Thirdly, the Complainant asserts that the Respondent registered and is using the disputed domain name in bad faith. This is demonstrated by the following facts:
(a) The Respondent’s purpose in registering the disputed domain name which incorporates a confusingly similar variation of the Complainant’s PANDORA JEWELRY mark is to capitalize on the reputation of the Complainant’s PANDORA marks by diverting Internet users seeking jewelry products under the Complainant’s PANDORA marks to the Respondent’s website whereby consumers may purchase counterfeit goods offered and sold under the PANDORA mark. The offer for sale and selling of counterfeit PANDORA jewelry products is strong evidence of bad faith.

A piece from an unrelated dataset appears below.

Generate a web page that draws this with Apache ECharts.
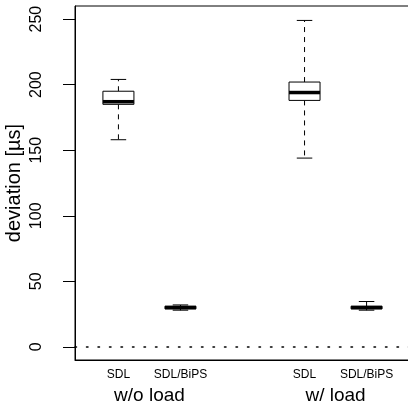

(b) The Complainant started promoting its PANDORA marks through extensive advertising and marketing well before the registration of the disputed domain name.
(c) There is no relationship between the Complainant and the Respondent.
(d) The Complainant has not given the Respondent permission to use its PANDORA marks in a domain name, or to use it in any manner on the Respondent’s website. Such unauthorized use suggests opportunistic bad faith.
(e) Apart from the use of the PANDORA marks on its website without authorization, the Respondent also used the Complainant’s copyrighted material, which further demonstrates that the Respondent was well aware of the Complainant and of the latter’s marketing and advertisements. Such use also contributes to consumer confusion.
(f) The Respondent’s failure to respond to the Complainant’s cease and desist letter constitutes another basis to infer bad faith in the registration and use of the disputed domain name.
(g) The Respondent has knowingly attempted to attract Internet users to the Respondent’s website for financial gain by intentionally creating a likelihood of confusion with the Complainant’s mark as to the source, sponsorship, affiliation, or endorsement of the Respondent’s website or the goods offered or promoted through the Respondent’s website.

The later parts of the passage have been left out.